Вначале Феофил ничем не смущался и спокойно продолжал свою работу. И епископ сначала не верил наговорам на Феофила, а потом смутился и отстранил Феофила от церковной деятельности. А Феофил, вместо того, чтобы стерпеть это и понять, что Господь смиряет его за самовластный и самочинный отказ от сана, возмутился и стал обуреваться помыслами: «Вот епископ тебя перед всеми унизил, совершенно несправедливо оскорбил предпочел тебе человека гораздо тебя ничтожнее». В нем началась огромная борьба, потом малодушие и почти отчаяние. Ему казалось, что люди, просившие его быть епископом, теперь перестали его уважать, смеются над ним. И в его душе вспыхнуло желание вернуть себе во что бы то ни стало свое прежнее положение перед людьми. Перед Богом он виноват не был, все возводимые на него обвинения были действительно клеветой, но перед людьми ему хотелось вернуть свое положение. И в своем малодушии он дошел до того, чтобы вместо того, чтобы идти к Богу и у Него просить прощения в своих грехах, в тех самых грехах, ради которых он и от сана отказался, он стал искать помощи на стороне и обратился к одному волшебнику.

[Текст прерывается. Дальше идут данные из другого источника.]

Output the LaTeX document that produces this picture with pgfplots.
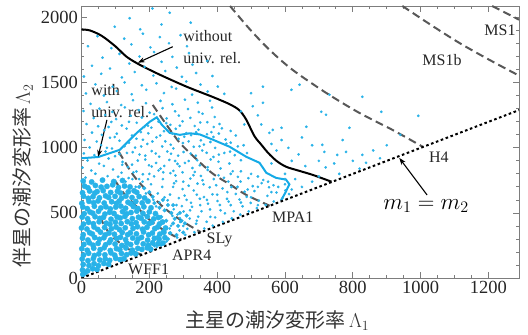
\documentclass[border=0pt]{standalone}
\usepackage{fix-cm}
\usepackage{fontspec}
\setmainfont{Liberation Serif}
\newfontfamily\jp{Noto Sans CJK JP}
\usepackage{pgfplots}
\pgfplotsset{compat=1.18}
\usetikzlibrary{arrows.meta}
\definecolor{ptblue}{RGB}{40,178,232}
\definecolor{lnblue}{RGB}{20,170,230}
\definecolor{eosgray}{RGB}{88,88,88}
\definecolor{framegray}{RGB}{125,125,125}
\begin{document}
\begin{tikzpicture}
\begin{axis}[
 scale only axis, width=437.5pt, height=272pt,
 xmin=0,xmax=1290,ymin=0,ymax=2090,
 xtick={0,200,...,1200}, ytick={0,500,...,2000},
 minor x tick num=3, minor y tick num=4,
 tick align=inside, major tick length=6pt, minor tick length=3pt,
 axis line style={framegray, line width=0.8pt},
 every tick/.style={framegray, line width=0.8pt},
 tick label style={font=\fontsize{18.5}{20}\selectfont, text=black!85},
 /pgf/number format/assume math mode=true,
 /pgf/number format/1000 sep={},
 xlabel={{\jp 主星の潮汐変形率}\,$\Lambda_1$},
 ylabel={{\jp 伴星の潮汐変形率}\,$\Lambda_2$},
 every axis x label/.style={at={(axis description cs:0.448,-0.158)}, anchor=center, font=\fontsize{20}{24}\selectfont, text=black!80},
 every axis y label/.style={at={(axis description cs:-0.134,0.375)}, rotate=90, anchor=center, font=\fontsize{20}{24}\selectfont, text=black!80},
 ptmarks/.style={only marks, mark=*, color=ptblue, mark options={draw=ptblue, fill=ptblue, line width=0.3pt}},
]
% dense core
\addplot[ptmarks, mark size=2.7pt] coordinates {
(4,28)(10,40)
(3,62)(18,55)(33,71)(46,66)
(5,104)(22,96)(37,110)(50,95)(66,112)(80,104)
(2,146)(19,133)(35,150)(54,138)(70,147)(83,135)(101,151)(114,142)(125,148)
(6,176)(21,190)(38,173)(51,185)(69,178)(87,193)(98,175)(118,188)(133,179)(146,192)(160,185)
(1,225)(17,213)(36,229)(55,218)(67,233)(85,211)(103,226)(113,217)(131,231)(150,214)(166,228)(178,220)(194,232)(204,222)
(7,258)(23,271)(34,252)(49,266)(71,255)(82,273)(99,261)(119,250)(134,268)(145,257)(163,274)(182,262)(197,251)(210,269)(226,264)(240,268)
(3,306)(19,292)(39,311)(53,297)(66,309)(86,293)(104,304)(115,313)(130,295)(151,307)(167,299)(177,312)(195,291)(215,305)(229,298)(246,310)
(5,333)(24,348)(32,338)(56,352)(70,331)(81,345)(97,336)(120,350)(136,333)(144,347)(162,339)(183,354)(198,332)(209,346)(231,337)(243,351)
(0,385)(16,376)(37,392)(48,373)(68,388)(88,378)(102,391)(112,372)(129,386)(152,381)(165,394)(180,375)(193,389)(216,379)(225,392)(248,384)
(6,414)(21,428)(35,417)(52,432)(73,421)(84,413)(100,429)(117,419)(135,433)(147,416)(161,425)(185,431)(199,418)(207,427)(230,415)(239,430)
(2,468)(18,455)(40,471)(54,458)(65,466)(87,452)(105,469)(114,461)(128,473)(150,456)(168,467)(176,459)(194,472)(213,454)(227,465)
(8,494)(25,507)(33,498)(50,512)(69,491)(83,505)(96,496)(121,510)(133,493)(146,503)(163,514)(181,497)(200,508)(218,495)
(4,546)(17,533)(38,551)(57,538)(72,547)(85,531)(101,545)(116,552)(130,536)(153,549)(166,534)(184,547)(205,539)
(1,574)(22,589)(36,578)(49,592)(67,576)(89,586)(103,573)(111,591)(137,582)(145,571)(160,588)(179,577)(196,590)
(6,628)(20,612)(34,625)(53,616)(71,631)(80,619)(99,627)(118,613)(131,629)(149,618)(170,626)(186,615)
(3,655)(24,668)(39,652)(46,664)(64,671)(86,657)(106,666)(115,653)(138,662)(155,670)(163,658)
(9,706)(19,693)(41,711)(58,698)(75,704)(92,716)(109,695)(127,707)(143,700)
(5,745)(30,738)(62,752)(95,741)(121,749)
};
% core extension
\addplot[ptmarks, mark size=1.9pt] coordinates {
(210,280)(225,320)(240,360)(255,300)(262,345)(270,420)(250,440)(235,470)(265,500)(245,520)(255,560)(230,540)(215,575)(240,600)(210,625)(200,660)(185,690)(170,700)(280,330)(285,400)(275,455)(290,500)(270,560)(300,350)(305,420)(310,480)(295,440)(215,250)(230,260)
};
% periphery points
\addplot[ptmarks, mark size=1.2pt] coordinates {
(251,281)(259,347)(264,402)(268,477)(272,528)(254,597)(261,641)(273,728)(277,788)
(282,311)(289,366)(291,431)(283,488)(296,552)(287,614)(298,683)(279,744)
(306,331)(312,378)(319,457)(301,511)(323,578)(304,633)(316,709)(321,764)
(333,352)(338,417)(344,471)(326,547)(349,609)(331,672)(342,725)(352,784)
(362,380)(369,432)(354,513)(373,571)(361,622)(378,697)(357,751)
(387,402)(394,466)(379,527)(401,592)(386,643)(397,713)(404,789)
(417,431)(423,497)(408,561)(429,608)(416,688)(433,741)
(443,458)(449,513)(434,587)(455,646)(442,699)(461,777)
(468,487)(475,551)(466,603)(481,663)(469,741)
(493,512)(499,577)(487,624)(505,706)(492,767)
(517,537)(523,595)(510,668)(531,729)
(543,561)(548,631)(553,697)(536,753)
(567,588)(575,657)(566,713)(592,611)(601,673)(612,645)
(235,250)(222,238)(244,272)(212,600)(225,650)(238,700)(205,720)(190,650)(180,740)(160,700)(150,760)(220,550)(245,620)(230,580)
(12,772)(41,801)(77,783)(118,809)(139,768)(181,797)(214,781)(241,812)
(3,848)(29,826)(66,861)(93,834)(137,852)(162,819)(199,866)(233,840)(271,823)(289,859)(327,845)
(18,903)(52,879)(80,918)(121,892)(149,871)(188,910)(220,884)(259,907)(283,877)(316,899)(349,866)(381,911)
(7,957)(38,944)(71,972)(99,936)(134,961)(171,949)(207,975)(229,932)(264,955)(301,968)(337,940)(369,962)(405,948)(438,971)
(24,1003)(58,1021)(90,995)(127,1013)(158,1002)(194,1030)(238,1011)(271,996)(299,1037)(331,1008)(361,1025)(394,1000)(427,1032)(461,1011)
(9,1061)(45,1049)(84,1078)(112,1055)(149,1094)(181,1062)(221,1081)(247,1050)(286,1069)(323,1098)(352,1058)(389,1084)(425,1064)(455,1095)
(31,1117)(67,1136)(104,1109)(133,1148)(175,1121)(206,1155)(243,1128)(278,1146)(309,1113)(345,1139)(383,1121)(414,1150)
(15,1183)(49,1166)(88,1199)(119,1172)(163,1193)(196,1170)(227,1201)(262,1177)(298,1204)(334,1168)(371,1197)(407,1183)
(36,1229)(70,1252)(102,1221)(145,1247)(178,1233)(214,1259)(251,1226)(287,1248)(321,1230)(357,1262)(393,1237)
(6,1283)(53,1301)(91,1276)(128,1311)(169,1290)(201,1270)(239,1305)(276,1281)(314,1298)(346,1275)(385,1310)
(27,1338)(75,1352)(117,1329)(152,1366)(190,1343)(233,1361)(268,1335)(305,1370)(343,1347)(379,1362)
(13,1418)(66,1402)(104,1437)(148,1412)(191,1446)(243,1421)(279,1455)(326,1409)(372,1433)(421,1415)
(41,1488)(92,1470)(127,1503)(178,1481)(221,1496)(266,1468)(309,1510)(351,1486)(402,1471)
(7,1548)(58,1569)(119,1541)(157,1583)(212,1555)(247,1590)(296,1546)(338,1575)(386,1552)
(31,1631)(84,1610)(141,1648)(186,1622)(236,1661)(281,1617)(327,1639)(371,1668)
(62,1693)(112,1722)(171,1702)(214,1736)(268,1699)(317,1728)
(19,1781)(88,1766)(147,1795)(203,1772)(258,1804)(311,1781)
(47,1858)(126,1839)(181,1877)(231,1851)(292,1866)
(98,1931)(173,1911)(236,1948)
(142,1996)(260,2038)(209,2071)(322,1962)
(535,1470)(619,1446)(643,1485)(731,1408)(707,1277)(721,1254)(828,1392)(790,1154)(884,1277)(993,1246)
(564,1138)(590,1154)(663,1162)(710,1023)(716,969)(754,946)(780,969)(828,946)(839,885)(535,1346)(554,1115)
(470,1280)(480,1180)(505,1320)(500,1420)(520,1250)(530,1180)(560,1030)(575,980)(590,1060)(610,1000)
(620,900)(640,950)(650,1080)(660,860)(680,1020)(700,900)(720,850)(745,880)(760,800)(770,1060)
(800,900)(820,840)(860,980)(880,920)(900,1020)(940,1100)(560,880)(600,800)(630,760)(680,740)
(700,780)(650,700)(620,680)(600,760)
(108,778)(153,812)(196,759)(227,826)(262,806)(298,812)(334,815)(372,830)(410,842)(446,820)
(120,870)(166,902)(207,857)(244,861)(276,899)(305,884)(341,905)(372,851)(404,893)(436,880)(470,905)
(112,952)(151,967)(188,940)(219,957)(253,972)(285,940)(322,956)(356,980)(389,930)(421,961)(452,944)(488,960)
(75,1000)(140,1040)(176,1011)(209,1049)(263,1024)(316,1050)(348,1012)(380,1045)(440,1040)(478,1020)
(60,1100)(98,1083)(162,1070)(197,1112)(232,1095)(268,1110)(303,1085)(338,1120)(370,1105)(405,1110)(440,1130)
(80,1160)(140,1200)(185,1160)(250,1190)(290,1170)(350,1195)(390,1160)
(130,740)(170,760)(200,800)(240,760)(270,700)(300,740)(330,790)(360,720)(390,760)(420,770)(440,800)(470,820)(500,800)(520,780)
(280,560)(310,600)(340,640)(370,600)(400,640)(430,660)(460,700)(490,680)(520,700)(550,740)(580,700)(600,720)(560,660)
(260,380)(290,460)(320,520)(350,560)(380,470)(410,520)(440,560)(470,580)(500,620)(520,560)(300,400)(340,440)
};
% EOS curves
\addplot[eosgray, line width=2pt, dash pattern=on 8pt off 4.5pt, smooth] coordinates {(54,470)(80,350)(113,270)(140,220)(165,190)(180,180)};
\addplot[eosgray, line width=2pt, dash pattern=on 8pt off 4.5pt, smooth] coordinates {(100,745)(125,650)(152,577)(201,446)(251,354)(295,295)};
\addplot[eosgray, line width=2pt, dash pattern=on 8pt off 4.5pt, smooth] coordinates {(110,970)(150,800)(182,700)(215,610)(251,523)(300,432)(352,352)};
\addplot[eosgray, line width=2pt, dash pattern=on 8pt off 4.5pt, smooth] coordinates {(210,1330)(250,1180)(290,1038)(340,910)(388,800)(440,715)(486,638)(555,555)};
\addplot[eosgray, line width=2pt, dash pattern=on 8pt off 4.5pt, smooth] coordinates {(438,2090)(495,1915)(554,1754)(622,1600)(721,1423)(819,1269)(917,1138)(1005,1010)};
\addplot[eosgray, line width=2pt, dash pattern=on 8pt off 4.5pt, smooth] coordinates {(946,2090)(1030,1945)(1113,1808)(1200,1680)(1290,1555)};
\addplot[eosgray, line width=2pt, dash pattern=on 8pt off 4.5pt] coordinates {(1211,2090)(1290,1985)};
% with univ. rel.
\addplot[lnblue, line width=2pt] coordinates {(0,920)(50,930)(113,985)(163,1115)(201,1200)(222,1235)(236,1180)(260,1115)(290,1100)(320,1112)(349,1103)(388,1062)(437,1008)(486,931)(525,885)(545,808)(574,769)(603,756)(613,720)(600,650)(588,595)};
% without univ. rel.
\addplot[black, line width=2pt, smooth] coordinates {(0,1910)(25,1902)(60,1860)(100,1780)(133,1700)(172,1638)(231,1562)(310,1470)(388,1390)(437,1335)(465,1290)(485,1220)(510,1090)(530,1025)(550,962)(575,900)(603,855)(640,825)(682,792)(737,740)};
% m1 = m2
\addplot[black, line width=2pt, dash pattern=on 2.6pt off 2.6pt] coordinates {(0,0)(1290,1290)};
% annotations
\node[anchor=west, align=left, font=\fontsize{16}{22}\selectfont, text=black!85] at (axis cs:290,1777) {without\\univ. rel.};
\node[anchor=west, align=left, font=\fontsize{16}{22}\selectfont, text=black!85] at (axis cs:19,1358) {with\\univ. rel.};
\draw[black, line width=1.1pt, -{Stealth[length=7pt,width=5pt]}] (axis cs:269,1777) -- (axis cs:166,1654);
\draw[black, line width=1.1pt, -{Stealth[length=7pt,width=5pt]}] (axis cs:75,1215) -- (axis cs:49,931);
\draw[black, line width=1.1pt, -{Stealth[length=7pt,width=5pt]}] (axis cs:1019,638) -- (axis cs:937,923);
\begin{scope}[every node/.style={font=\fontsize{16}{18}\selectfont, text=black!85}]
\node at (axis cs:623,470) {MPA1};
\node at (axis cs:1054,930) {H4};
\node at (axis cs:1063,1677) {MS1b};
\node at (axis cs:1234,1900) {MS1};
\node at (axis cs:407,292) {SLy};
\node at (axis cs:325,177) {APR4};
\node at (axis cs:198,69) {WFF1};
\end{scope}
\node[font=\fontsize{23}{26}\selectfont] at (axis cs:1016,554) {$m_1 = m_2$};
\end{axis}
\path ([xshift=-81.5pt,yshift=-56pt]current axis.south west) rectangle ([xshift=9pt,yshift=6pt]current axis.north east);
\end{tikzpicture}
\end{document}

Тот, кто совершенно спокойно мог быть епископом, теперь ставит своей целью во что бы то ни стало сделаться вновь экономом и ради этого решился действовать через волшебника. Он пришел к нему ночью и все рассказал, просил его помощи и обещал заплатить. Волшебник обещал ему помочь на следующий же день, но при одном только условии — чтобы он отрекся от Христа. Феофил же был в таком малодушии, что забыл обо всем, забыл о том, что он в свое время предстанет пред Престолом Божиим, и помнил только, что ушли от него прежние почести и уважение, и хотел их вернуть. Он согласился и дал на это особое рукописание волшебнику.
Действительно, через некоторое время Феофил получил облегчение. Епископ, по воле Божией, почувствовал, что он несправедлив к Феофилу, и стал просить у него прощения. И если бы Феофил все претерпел в свое время до конца, то как бы радостно он встретил эту перемену. Епископ в церкви при всем народе стал просить у него прощения: «Прости меня, я обесчестил твою святыню. Я прошу тебя снова принять управление».

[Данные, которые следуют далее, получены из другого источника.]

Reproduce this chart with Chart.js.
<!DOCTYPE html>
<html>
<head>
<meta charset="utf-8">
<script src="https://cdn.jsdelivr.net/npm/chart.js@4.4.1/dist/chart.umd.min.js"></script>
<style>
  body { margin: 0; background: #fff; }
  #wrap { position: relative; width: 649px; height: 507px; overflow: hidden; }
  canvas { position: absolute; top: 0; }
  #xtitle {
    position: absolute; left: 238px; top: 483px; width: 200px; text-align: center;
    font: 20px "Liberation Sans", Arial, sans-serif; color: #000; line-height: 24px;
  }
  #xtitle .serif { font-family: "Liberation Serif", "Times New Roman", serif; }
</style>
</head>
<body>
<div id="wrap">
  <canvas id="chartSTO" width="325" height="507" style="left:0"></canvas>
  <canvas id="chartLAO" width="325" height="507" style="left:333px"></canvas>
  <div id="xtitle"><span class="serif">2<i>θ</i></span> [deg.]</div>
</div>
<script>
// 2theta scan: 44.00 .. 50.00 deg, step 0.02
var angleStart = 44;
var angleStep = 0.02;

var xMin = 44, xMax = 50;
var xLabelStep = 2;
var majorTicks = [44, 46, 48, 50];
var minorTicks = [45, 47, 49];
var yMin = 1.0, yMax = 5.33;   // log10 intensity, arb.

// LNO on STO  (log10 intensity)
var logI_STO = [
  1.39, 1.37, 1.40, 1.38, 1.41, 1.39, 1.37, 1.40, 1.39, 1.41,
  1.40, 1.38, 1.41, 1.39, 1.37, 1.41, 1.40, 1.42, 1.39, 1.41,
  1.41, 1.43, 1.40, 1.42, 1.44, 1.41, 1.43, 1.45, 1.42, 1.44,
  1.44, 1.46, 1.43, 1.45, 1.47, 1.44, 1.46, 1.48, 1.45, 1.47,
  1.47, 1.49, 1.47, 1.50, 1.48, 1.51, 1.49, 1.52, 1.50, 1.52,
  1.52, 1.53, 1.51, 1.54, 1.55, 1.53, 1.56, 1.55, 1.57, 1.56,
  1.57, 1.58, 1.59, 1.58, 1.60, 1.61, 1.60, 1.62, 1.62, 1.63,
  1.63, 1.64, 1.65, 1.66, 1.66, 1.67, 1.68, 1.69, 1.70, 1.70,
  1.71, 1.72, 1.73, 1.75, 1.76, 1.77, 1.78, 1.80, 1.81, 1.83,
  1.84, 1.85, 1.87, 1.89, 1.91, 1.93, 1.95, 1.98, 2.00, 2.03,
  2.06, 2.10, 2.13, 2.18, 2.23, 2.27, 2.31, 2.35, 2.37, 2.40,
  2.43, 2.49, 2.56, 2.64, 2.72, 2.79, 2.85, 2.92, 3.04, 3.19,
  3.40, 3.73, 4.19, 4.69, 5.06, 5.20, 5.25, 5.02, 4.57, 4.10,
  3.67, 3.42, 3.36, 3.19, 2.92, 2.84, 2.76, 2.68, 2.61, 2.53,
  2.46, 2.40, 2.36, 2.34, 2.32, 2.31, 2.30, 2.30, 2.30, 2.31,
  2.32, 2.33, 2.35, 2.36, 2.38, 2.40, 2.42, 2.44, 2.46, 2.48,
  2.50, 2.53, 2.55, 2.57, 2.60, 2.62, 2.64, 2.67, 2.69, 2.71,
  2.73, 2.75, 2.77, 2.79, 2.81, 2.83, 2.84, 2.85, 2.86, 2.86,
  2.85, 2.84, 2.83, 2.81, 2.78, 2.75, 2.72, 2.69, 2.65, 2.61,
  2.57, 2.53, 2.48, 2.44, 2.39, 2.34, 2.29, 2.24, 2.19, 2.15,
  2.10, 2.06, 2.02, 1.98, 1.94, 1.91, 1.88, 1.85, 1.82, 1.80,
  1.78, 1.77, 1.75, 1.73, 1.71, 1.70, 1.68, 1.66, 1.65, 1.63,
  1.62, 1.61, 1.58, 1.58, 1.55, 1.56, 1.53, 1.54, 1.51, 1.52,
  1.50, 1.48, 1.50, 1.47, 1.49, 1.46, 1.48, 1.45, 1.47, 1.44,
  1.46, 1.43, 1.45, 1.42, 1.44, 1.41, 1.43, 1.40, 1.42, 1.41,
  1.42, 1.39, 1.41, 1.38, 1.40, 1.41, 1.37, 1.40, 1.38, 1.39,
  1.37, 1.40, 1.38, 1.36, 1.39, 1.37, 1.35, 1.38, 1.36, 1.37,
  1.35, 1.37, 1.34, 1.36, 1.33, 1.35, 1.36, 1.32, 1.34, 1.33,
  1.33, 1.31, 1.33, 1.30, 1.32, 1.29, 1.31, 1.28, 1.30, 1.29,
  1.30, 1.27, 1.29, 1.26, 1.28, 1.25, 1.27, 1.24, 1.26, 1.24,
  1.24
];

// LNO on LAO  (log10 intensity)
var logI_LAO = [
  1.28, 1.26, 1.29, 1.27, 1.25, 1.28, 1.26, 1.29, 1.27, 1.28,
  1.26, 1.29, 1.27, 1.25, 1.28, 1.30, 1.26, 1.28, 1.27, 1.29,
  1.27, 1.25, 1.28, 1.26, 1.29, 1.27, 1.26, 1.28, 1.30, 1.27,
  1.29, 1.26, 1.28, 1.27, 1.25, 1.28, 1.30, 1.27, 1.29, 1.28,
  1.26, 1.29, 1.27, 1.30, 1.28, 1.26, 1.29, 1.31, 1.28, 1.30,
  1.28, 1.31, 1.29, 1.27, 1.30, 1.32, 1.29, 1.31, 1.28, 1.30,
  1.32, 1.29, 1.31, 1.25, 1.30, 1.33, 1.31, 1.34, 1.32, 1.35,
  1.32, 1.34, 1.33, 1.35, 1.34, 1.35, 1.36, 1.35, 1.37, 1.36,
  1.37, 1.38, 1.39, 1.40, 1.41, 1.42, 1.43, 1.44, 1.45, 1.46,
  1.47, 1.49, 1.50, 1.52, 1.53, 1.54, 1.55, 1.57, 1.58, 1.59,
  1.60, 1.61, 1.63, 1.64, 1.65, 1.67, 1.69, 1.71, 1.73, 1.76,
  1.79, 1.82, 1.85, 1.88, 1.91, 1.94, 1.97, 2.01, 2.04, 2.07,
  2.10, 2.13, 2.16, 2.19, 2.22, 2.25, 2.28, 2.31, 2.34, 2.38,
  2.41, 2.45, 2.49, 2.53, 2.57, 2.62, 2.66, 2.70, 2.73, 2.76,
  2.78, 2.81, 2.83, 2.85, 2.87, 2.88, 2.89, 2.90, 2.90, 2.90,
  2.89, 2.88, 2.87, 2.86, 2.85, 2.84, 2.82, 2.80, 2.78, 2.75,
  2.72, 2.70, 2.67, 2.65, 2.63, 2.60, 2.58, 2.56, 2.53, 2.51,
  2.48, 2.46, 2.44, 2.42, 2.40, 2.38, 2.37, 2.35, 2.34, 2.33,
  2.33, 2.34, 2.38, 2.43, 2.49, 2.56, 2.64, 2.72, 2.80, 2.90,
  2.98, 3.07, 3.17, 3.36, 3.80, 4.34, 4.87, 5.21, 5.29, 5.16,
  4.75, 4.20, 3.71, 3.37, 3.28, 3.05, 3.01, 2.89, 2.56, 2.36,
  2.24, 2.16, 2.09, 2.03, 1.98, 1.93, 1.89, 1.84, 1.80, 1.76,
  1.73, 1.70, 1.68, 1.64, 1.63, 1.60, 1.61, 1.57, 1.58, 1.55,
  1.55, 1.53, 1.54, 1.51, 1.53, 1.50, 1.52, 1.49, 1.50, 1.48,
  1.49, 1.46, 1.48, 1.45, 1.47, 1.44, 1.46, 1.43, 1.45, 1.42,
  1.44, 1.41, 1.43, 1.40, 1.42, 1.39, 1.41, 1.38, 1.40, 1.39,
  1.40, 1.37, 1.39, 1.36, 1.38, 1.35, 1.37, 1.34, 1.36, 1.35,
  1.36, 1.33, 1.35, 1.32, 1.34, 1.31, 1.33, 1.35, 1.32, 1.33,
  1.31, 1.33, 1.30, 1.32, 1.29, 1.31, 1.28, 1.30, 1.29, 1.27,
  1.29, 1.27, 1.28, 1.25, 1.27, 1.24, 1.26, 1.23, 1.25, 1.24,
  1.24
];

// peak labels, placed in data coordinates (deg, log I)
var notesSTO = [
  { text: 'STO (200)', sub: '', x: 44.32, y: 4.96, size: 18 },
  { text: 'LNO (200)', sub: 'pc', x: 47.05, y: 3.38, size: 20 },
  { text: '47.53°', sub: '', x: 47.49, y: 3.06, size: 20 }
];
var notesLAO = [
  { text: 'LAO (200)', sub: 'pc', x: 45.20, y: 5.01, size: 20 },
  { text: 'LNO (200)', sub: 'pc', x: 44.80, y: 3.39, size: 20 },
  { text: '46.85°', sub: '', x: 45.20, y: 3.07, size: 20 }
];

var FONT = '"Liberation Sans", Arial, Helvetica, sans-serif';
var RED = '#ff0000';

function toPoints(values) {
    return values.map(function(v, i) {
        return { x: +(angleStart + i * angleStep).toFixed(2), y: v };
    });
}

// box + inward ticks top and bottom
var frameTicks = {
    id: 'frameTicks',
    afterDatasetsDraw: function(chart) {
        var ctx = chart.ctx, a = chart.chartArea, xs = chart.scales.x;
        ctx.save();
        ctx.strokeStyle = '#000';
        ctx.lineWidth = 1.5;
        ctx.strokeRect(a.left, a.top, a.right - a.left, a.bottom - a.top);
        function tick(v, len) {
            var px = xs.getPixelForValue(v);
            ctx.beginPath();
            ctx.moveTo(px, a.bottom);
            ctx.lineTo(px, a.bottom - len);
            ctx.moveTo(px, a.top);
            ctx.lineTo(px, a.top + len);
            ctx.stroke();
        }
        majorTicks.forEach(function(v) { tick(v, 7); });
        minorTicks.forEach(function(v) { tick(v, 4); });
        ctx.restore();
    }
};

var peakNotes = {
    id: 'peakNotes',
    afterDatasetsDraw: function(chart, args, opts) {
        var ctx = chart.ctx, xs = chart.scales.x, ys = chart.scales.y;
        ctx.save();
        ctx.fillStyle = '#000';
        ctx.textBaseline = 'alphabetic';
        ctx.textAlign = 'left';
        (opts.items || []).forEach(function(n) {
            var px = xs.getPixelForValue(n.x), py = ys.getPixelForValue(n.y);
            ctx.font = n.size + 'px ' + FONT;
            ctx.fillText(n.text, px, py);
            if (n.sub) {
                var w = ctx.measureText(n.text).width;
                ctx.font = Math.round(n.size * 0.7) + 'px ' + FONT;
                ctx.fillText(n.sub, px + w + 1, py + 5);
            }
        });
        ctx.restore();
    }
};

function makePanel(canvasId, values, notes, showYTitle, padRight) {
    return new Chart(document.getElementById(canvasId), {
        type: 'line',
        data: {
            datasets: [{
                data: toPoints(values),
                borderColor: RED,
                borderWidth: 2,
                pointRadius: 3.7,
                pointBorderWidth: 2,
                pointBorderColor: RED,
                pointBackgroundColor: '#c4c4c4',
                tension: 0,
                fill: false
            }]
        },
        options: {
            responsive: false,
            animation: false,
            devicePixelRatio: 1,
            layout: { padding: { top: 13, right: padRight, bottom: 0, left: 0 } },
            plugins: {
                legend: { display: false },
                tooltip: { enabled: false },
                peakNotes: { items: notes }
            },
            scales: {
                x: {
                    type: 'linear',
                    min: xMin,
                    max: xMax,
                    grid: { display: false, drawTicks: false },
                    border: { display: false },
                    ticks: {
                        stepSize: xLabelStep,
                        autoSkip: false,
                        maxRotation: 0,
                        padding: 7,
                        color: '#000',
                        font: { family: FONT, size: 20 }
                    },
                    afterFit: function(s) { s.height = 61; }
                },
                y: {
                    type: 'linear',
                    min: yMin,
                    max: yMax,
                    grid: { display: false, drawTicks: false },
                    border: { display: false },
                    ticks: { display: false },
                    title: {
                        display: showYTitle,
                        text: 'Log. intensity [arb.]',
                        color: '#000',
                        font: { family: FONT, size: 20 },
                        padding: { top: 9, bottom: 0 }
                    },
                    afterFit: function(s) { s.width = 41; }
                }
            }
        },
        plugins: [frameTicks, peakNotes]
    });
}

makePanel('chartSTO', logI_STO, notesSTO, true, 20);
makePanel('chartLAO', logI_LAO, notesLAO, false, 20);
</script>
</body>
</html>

Но хотя епископ и возвеличил вновь Феофила, пользы тому не было никакой. Он снова был всеми почитаем, все ему повиновались, и его враги стали смиренно просить у него милости. Кажется, теперь все было хорошо. Да, было бы, если бы Феофил шел путем покаяния и претерпел бы все, но ведь он отрекся от Христа. Наступил такой момент, когда совесть в нем проснулась и стала его жечь; он начал страдать, скорбеть и каяться, почувствовав со всей силой свой грех. В это самое время и волхв был казнен за свои дела, и, кажется, все могло бы забыться со смертью волхва, — ведь никто из людей, кроме него, не знал о падении Феофила. Но совесть в нем не молчала, мучения все увеличивались, невмоготу стало ему жить.
И обратился он с горячей мольбой к Божией Матери, к «Споручнице грешных», стал просить Ее быть его Заступницей. Он уединился в маленькой церкви, отложил все житейские попечения и усердно молился и каялся в течение 40 дней.
И Матерь Божия услышала его молитву. Она покрыла его Своим омофором и дала ему возможность иметь Ее своей Заступницей перед Сыном Своим. Вот теперь у Феофила появилось настоящее покаяние, а раньше было у него много гордости, любования собой и не было самого главного — готовности к скорби. Он мог бы в свое время принять епископский сан не ради почести, а ради несения креста, ради скорбей, с ним связанных, для очищения грехов, а он пошел по другому пути. И хотя теперь никто не знал, как низко пал Феофил, но он сам захотел, когда пришло время истинно покаяться, чтобы все узнали его грех. И он, который так старался возвратить себе свое прежнее положение в глазах людей, теперь в храме, во время Литургии, когда служил епископ, после Евангелия с плачем бросился к его ногам и просил разрешить ему вслух принести покаяние. Ему невмоготу было дольше нести этот величайший грех — грех отречения от Христа. Его душа раскрылась, и он готов был нести все скорби, все унижения.
Он подробно все рассказал от начала и до конца, до своего видения Божией Матери, возвратившей ему его рукописание. Он вынес себя на посрамление и принес истинное покаяние. В наше время каждый кающийся может сделать это перед священником в Таинстве Покаяния. И хотя мучительно стыдно каяться, но преодолением этого стыда кающийся очищается от грехов.
Вот мы видим два состояния у одного и того же человека. И как бы мы ни определяли покаяние, оно необходимо должно нести в себе готовность кающейся души на всякую скорбь. Если я каюсь, значит, я виноват и готов понести покаяние, какое наложит на меня Господь. Поэтому и Феофил, когда каялся по-настоящему, не остановился перед тем, что о нем все могут переменить мнение.
Вот какое состояние у кающегося не на словах только, у него покаяние входит в жизнь. Мы все должны помнить, что все трудности посланы нам по нашим грехам, и переносить их надо не с ропотом, злобою и ненавистью, а с терпением, как от Самого Господа.
Пусть каждый из вас, родные мои, почувствует свое покаяние — на словах оно или на деле. Особенно в дни поста давайте помнить, что покаяние есть уготовление себя ко всем скорбям. Давайте помнить и то, что Господь посылает скорби, Он и избавляет от них. Будем же Ему служить, помня, что Он сказал: «Избавил и еще избавлю». Господу нашему слава во веки веков. Аминь.